Restate the material word for word and leave out anything that is a picture.

Source records —
* * *
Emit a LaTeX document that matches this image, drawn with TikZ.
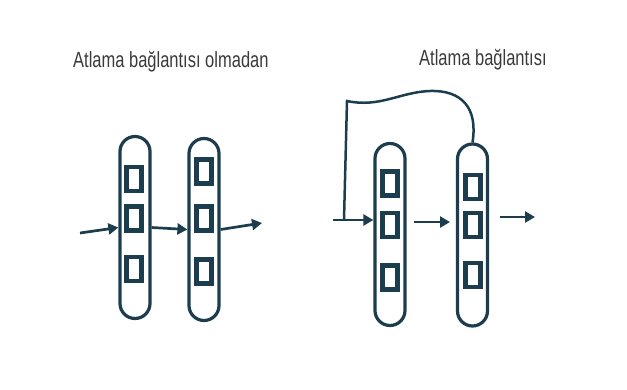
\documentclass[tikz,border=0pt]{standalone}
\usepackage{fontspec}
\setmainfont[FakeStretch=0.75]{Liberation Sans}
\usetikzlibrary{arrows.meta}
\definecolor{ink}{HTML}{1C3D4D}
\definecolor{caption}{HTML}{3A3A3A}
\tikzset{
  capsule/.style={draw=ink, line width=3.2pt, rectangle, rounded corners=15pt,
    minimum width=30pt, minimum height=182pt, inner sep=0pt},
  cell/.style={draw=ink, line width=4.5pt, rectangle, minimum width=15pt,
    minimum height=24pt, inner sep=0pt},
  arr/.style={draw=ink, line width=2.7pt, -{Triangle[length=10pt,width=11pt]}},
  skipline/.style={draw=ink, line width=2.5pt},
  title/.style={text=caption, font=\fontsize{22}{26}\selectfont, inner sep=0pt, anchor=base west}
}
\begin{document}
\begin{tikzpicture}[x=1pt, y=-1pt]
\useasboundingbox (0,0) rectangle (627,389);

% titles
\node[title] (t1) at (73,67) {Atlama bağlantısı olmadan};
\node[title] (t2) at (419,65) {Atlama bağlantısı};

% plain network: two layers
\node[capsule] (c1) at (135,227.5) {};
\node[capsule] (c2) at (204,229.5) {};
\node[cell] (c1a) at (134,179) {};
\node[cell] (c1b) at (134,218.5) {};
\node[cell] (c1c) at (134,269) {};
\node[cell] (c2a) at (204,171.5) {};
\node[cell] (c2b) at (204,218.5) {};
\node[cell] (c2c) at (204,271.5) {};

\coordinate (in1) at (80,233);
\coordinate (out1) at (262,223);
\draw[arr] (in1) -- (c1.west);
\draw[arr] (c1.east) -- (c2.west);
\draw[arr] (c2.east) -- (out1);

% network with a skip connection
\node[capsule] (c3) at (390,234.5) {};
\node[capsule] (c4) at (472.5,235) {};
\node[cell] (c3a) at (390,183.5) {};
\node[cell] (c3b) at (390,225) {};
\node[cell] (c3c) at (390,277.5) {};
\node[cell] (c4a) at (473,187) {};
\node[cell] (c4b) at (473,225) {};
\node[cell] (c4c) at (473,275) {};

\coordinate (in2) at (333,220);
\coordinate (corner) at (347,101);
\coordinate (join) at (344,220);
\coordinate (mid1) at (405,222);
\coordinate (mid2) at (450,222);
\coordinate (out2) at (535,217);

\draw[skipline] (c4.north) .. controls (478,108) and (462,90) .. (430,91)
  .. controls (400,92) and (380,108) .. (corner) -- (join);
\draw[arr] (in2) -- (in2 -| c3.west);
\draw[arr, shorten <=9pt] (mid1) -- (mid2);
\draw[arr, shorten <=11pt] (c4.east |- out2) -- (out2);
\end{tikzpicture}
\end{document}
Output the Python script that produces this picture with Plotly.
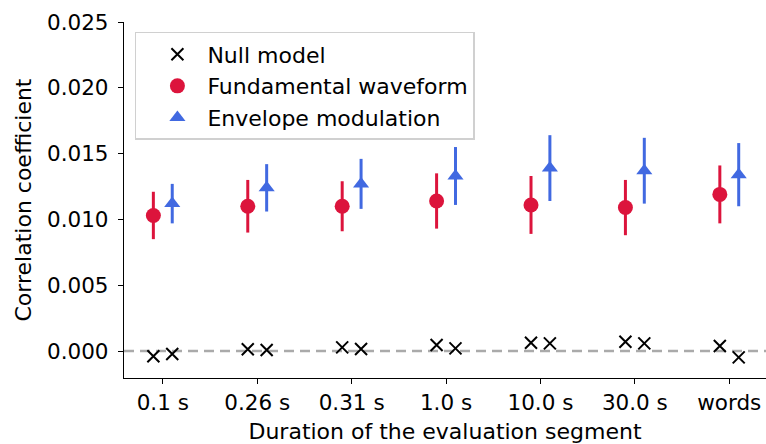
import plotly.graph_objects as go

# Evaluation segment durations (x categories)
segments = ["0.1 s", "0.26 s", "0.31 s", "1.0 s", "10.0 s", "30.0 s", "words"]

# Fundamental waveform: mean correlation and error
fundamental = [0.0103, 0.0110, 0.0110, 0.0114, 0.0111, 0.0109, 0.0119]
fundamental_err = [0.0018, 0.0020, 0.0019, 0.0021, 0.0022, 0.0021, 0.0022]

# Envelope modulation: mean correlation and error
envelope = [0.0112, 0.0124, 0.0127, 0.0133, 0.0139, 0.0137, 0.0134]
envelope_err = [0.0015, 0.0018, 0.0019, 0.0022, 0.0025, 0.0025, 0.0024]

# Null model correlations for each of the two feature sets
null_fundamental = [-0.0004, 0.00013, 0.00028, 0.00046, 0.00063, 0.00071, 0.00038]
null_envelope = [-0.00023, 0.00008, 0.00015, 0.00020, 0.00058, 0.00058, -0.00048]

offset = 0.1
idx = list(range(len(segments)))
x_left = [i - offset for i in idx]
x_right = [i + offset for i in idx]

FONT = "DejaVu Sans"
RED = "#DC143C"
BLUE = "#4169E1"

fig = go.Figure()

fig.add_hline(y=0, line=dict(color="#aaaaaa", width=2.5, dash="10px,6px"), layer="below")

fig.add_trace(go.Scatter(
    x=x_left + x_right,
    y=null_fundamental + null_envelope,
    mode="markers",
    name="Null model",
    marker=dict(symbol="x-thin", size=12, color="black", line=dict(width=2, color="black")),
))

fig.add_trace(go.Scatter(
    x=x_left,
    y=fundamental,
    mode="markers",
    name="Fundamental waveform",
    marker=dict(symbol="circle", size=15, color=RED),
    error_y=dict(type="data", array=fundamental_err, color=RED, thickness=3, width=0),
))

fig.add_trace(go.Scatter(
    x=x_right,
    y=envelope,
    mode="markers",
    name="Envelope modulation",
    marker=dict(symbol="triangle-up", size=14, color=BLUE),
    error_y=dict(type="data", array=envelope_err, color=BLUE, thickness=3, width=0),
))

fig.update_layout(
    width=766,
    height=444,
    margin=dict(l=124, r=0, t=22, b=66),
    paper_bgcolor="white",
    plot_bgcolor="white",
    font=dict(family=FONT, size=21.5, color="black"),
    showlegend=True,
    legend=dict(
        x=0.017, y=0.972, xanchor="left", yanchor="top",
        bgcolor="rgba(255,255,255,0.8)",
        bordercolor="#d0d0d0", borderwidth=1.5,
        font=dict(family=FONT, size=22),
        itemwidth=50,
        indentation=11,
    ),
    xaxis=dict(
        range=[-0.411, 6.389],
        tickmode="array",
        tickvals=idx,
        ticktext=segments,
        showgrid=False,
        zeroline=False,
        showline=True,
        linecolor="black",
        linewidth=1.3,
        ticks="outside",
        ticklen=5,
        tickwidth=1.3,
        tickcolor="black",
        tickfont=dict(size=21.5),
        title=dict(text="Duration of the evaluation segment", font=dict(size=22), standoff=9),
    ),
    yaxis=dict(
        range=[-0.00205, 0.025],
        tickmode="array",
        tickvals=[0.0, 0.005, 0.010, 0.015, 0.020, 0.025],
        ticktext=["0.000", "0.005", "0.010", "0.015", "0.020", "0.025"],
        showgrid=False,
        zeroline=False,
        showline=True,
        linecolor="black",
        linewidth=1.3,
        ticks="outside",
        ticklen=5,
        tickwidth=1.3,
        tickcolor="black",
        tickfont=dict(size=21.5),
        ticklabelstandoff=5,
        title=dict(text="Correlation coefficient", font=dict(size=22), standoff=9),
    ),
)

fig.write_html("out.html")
* * *
Output of the task —
Emit a LaTeX document that matches this image, drawn with TikZ.
\documentclass[tikz,border=0pt]{standalone}
\usepackage{fontspec}
\setmainfont[FakeStretch=0.75]{Liberation Sans}
\usetikzlibrary{arrows.meta}
\definecolor{ink}{HTML}{1C3D4D}
\definecolor{caption}{HTML}{3A3A3A}
\tikzset{
  capsule/.style={draw=ink, line width=3.2pt, rectangle, rounded corners=15pt,
    minimum width=30pt, minimum height=182pt, inner sep=0pt},
  cell/.style={draw=ink, line width=4.5pt, rectangle, minimum width=15pt,
    minimum height=24pt, inner sep=0pt},
  arr/.style={draw=ink, line width=2.7pt, -{Triangle[length=10pt,width=11pt]}},
  skipline/.style={draw=ink, line width=2.5pt},
  title/.style={text=caption, font=\fontsize{22}{26}\selectfont, inner sep=0pt, anchor=base west}
}
\begin{document}
\begin{tikzpicture}[x=1pt, y=-1pt]
\useasboundingbox (0,0) rectangle (627,389);

% titles
\node[title] (t1) at (73,67) {Atlama bağlantısı olmadan};
\node[title] (t2) at (419,65) {Atlama bağlantısı};

% plain network: two layers
\node[capsule] (c1) at (135,227.5) {};
\node[capsule] (c2) at (204,229.5) {};
\node[cell] (c1a) at (134,179) {};
\node[cell] (c1b) at (134,218.5) {};
\node[cell] (c1c) at (134,269) {};
\node[cell] (c2a) at (204,171.5) {};
\node[cell] (c2b) at (204,218.5) {};
\node[cell] (c2c) at (204,271.5) {};

\coordinate (in1) at (80,233);
\coordinate (out1) at (262,223);
\draw[arr] (in1) -- (c1.west);
\draw[arr] (c1.east) -- (c2.west);
\draw[arr] (c2.east) -- (out1);

% network with a skip connection
\node[capsule] (c3) at (390,234.5) {};
\node[capsule] (c4) at (472.5,235) {};
\node[cell] (c3a) at (390,183.5) {};
\node[cell] (c3b) at (390,225) {};
\node[cell] (c3c) at (390,277.5) {};
\node[cell] (c4a) at (473,187) {};
\node[cell] (c4b) at (473,225) {};
\node[cell] (c4c) at (473,275) {};

\coordinate (in2) at (333,220);
\coordinate (corner) at (347,101);
\coordinate (join) at (344,220);
\coordinate (mid1) at (405,222);
\coordinate (mid2) at (450,222);
\coordinate (out2) at (535,217);

\draw[skipline] (c4.north) .. controls (478,108) and (462,90) .. (430,91)
  .. controls (400,92) and (380,108) .. (corner) -- (join);
\draw[arr] (in2) -- (in2 -| c3.west);
\draw[arr, shorten <=9pt] (mid1) -- (mid2);
\draw[arr, shorten <=11pt] (c4.east |- out2) -- (out2);
\end{tikzpicture}
\end{document}
Output the Python script that produces this picture with Plotly.
import plotly.graph_objects as go

# Evaluation segment durations (x categories)
segments = ["0.1 s", "0.26 s", "0.31 s", "1.0 s", "10.0 s", "30.0 s", "words"]

# Fundamental waveform: mean correlation and error
fundamental = [0.0103, 0.0110, 0.0110, 0.0114, 0.0111, 0.0109, 0.0119]
fundamental_err = [0.0018, 0.0020, 0.0019, 0.0021, 0.0022, 0.0021, 0.0022]

# Envelope modulation: mean correlation and error
envelope = [0.0112, 0.0124, 0.0127, 0.0133, 0.0139, 0.0137, 0.0134]
envelope_err = [0.0015, 0.0018, 0.0019, 0.0022, 0.0025, 0.0025, 0.0024]

# Null model correlations for each of the two feature sets
null_fundamental = [-0.0004, 0.00013, 0.00028, 0.00046, 0.00063, 0.00071, 0.00038]
null_envelope = [-0.00023, 0.00008, 0.00015, 0.00020, 0.00058, 0.00058, -0.00048]

offset = 0.1
idx = list(range(len(segments)))
x_left = [i - offset for i in idx]
x_right = [i + offset for i in idx]

FONT = "DejaVu Sans"
RED = "#DC143C"
BLUE = "#4169E1"

fig = go.Figure()

fig.add_hline(y=0, line=dict(color="#aaaaaa", width=2.5, dash="10px,6px"), layer="below")

fig.add_trace(go.Scatter(
    x=x_left + x_right,
    y=null_fundamental + null_envelope,
    mode="markers",
    name="Null model",
    marker=dict(symbol="x-thin", size=12, color="black", line=dict(width=2, color="black")),
))

fig.add_trace(go.Scatter(
    x=x_left,
    y=fundamental,
    mode="markers",
    name="Fundamental waveform",
    marker=dict(symbol="circle", size=15, color=RED),
    error_y=dict(type="data", array=fundamental_err, color=RED, thickness=3, width=0),
))

fig.add_trace(go.Scatter(
    x=x_right,
    y=envelope,
    mode="markers",
    name="Envelope modulation",
    marker=dict(symbol="triangle-up", size=14, color=BLUE),
    error_y=dict(type="data", array=envelope_err, color=BLUE, thickness=3, width=0),
))

fig.update_layout(
    width=766,
    height=444,
    margin=dict(l=124, r=0, t=22, b=66),
    paper_bgcolor="white",
    plot_bgcolor="white",
    font=dict(family=FONT, size=21.5, color="black"),
    showlegend=True,
    legend=dict(
        x=0.017, y=0.972, xanchor="left", yanchor="top",
        bgcolor="rgba(255,255,255,0.8)",
        bordercolor="#d0d0d0", borderwidth=1.5,
        font=dict(family=FONT, size=22),
        itemwidth=50,
        indentation=11,
    ),
    xaxis=dict(
        range=[-0.411, 6.389],
        tickmode="array",
        tickvals=idx,
        ticktext=segments,
        showgrid=False,
        zeroline=False,
        showline=True,
        linecolor="black",
        linewidth=1.3,
        ticks="outside",
        ticklen=5,
        tickwidth=1.3,
        tickcolor="black",
        tickfont=dict(size=21.5),
        title=dict(text="Duration of the evaluation segment", font=dict(size=22), standoff=9),
    ),
    yaxis=dict(
        range=[-0.00205, 0.025],
        tickmode="array",
        tickvals=[0.0, 0.005, 0.010, 0.015, 0.020, 0.025],
        ticktext=["0.000", "0.005", "0.010", "0.015", "0.020", "0.025"],
        showgrid=False,
        zeroline=False,
        showline=True,
        linecolor="black",
        linewidth=1.3,
        ticks="outside",
        ticklen=5,
        tickwidth=1.3,
        tickcolor="black",
        tickfont=dict(size=21.5),
        ticklabelstandoff=5,
        title=dict(text="Correlation coefficient", font=dict(size=22), standoff=9),
    ),
)

fig.write_html("out.html")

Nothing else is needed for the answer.